Since the past decade, August 11 is observed across Pakistan as the National Minorities Day. The idea is to assure the minorities of the country that they are equal citizens of Pakistan. The country’s minorities — said to be nearly four percent of the total population — mark the day by holding various events, including seminars and social gatherings. They also recall the vision of the country’s founder, Mohammad Ali Jinnah, with regards to minorities by referring to his August 11, 1947 speech wherein he stated categorically: “You are free to go to your temples; you are free to go to your mosques or to any other place of worship in this state of Pakistan. You may belong to any caste or creed that has nothing to do with the business of the state.”
Unfortunately, the words of Quaid-e-Azam have fell on deaf ears since they were spoken. Even though the Pakistan Peoples Party government — in 2009 — declared August 11 as National Minorities Day as a gesture of good faith, minorities feel that actions speak louder than words.
Moreover, the country’s non-Muslims feel there is no need to have a separate day for them if they are, in fact, equal citizens of the country as per the Constitution.

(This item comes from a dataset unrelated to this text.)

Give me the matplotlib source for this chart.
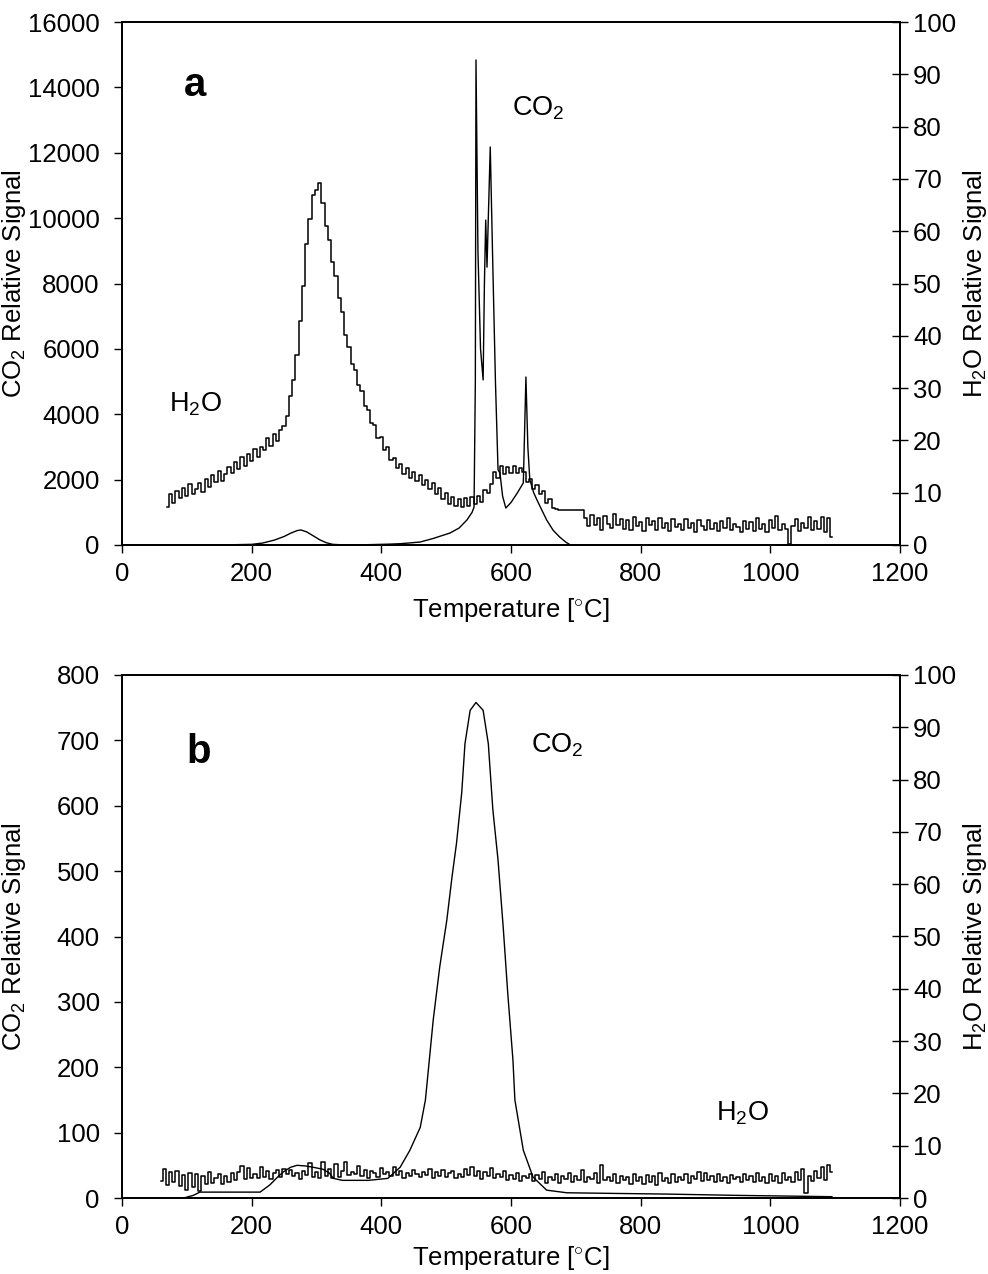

Samson Salamat, chairman of Rawadari Tehreek, regretted that the country’s religious minorities observe a day meant for them amid fear and uncertainty, adding that there is nothing much to celebrate on the day to begin with. Counting the various incidents of violence against non-Muslims and examples of religious intolerance in the society this year alone, he said these are enough to convince minority communities about their actual status.
Members of minority communities feel that unless effective and practical measures are taken by the government to protect them and stem religious extremism, observance of such national days every year will continue to be what it is — “a lollipop”.
Professor Syed Mehmood Ghaznavi said that all humans have equal rights in Islam, adding that the punishment in Islam if a Muslim kills a Christian or a Christian kills a Muslim is the same. “There is no such day [National Minorities Day] declared for minorities in Islam, as we treat everyone equally,” he explained, terming the observance of the day a form of discrimination.
However, Punjab Deputy Information Secretary Barrister Ameer Hussain said the purpose behind observing the minority day is to highlight the speech of Quaid-e-Azam to the Constituent Assembly in 1947 and to remind everyone that the state shall protect the rights of its people without any discrimination of religion, creed or cast. Whether the state is fulfilling its duty is a whole different question.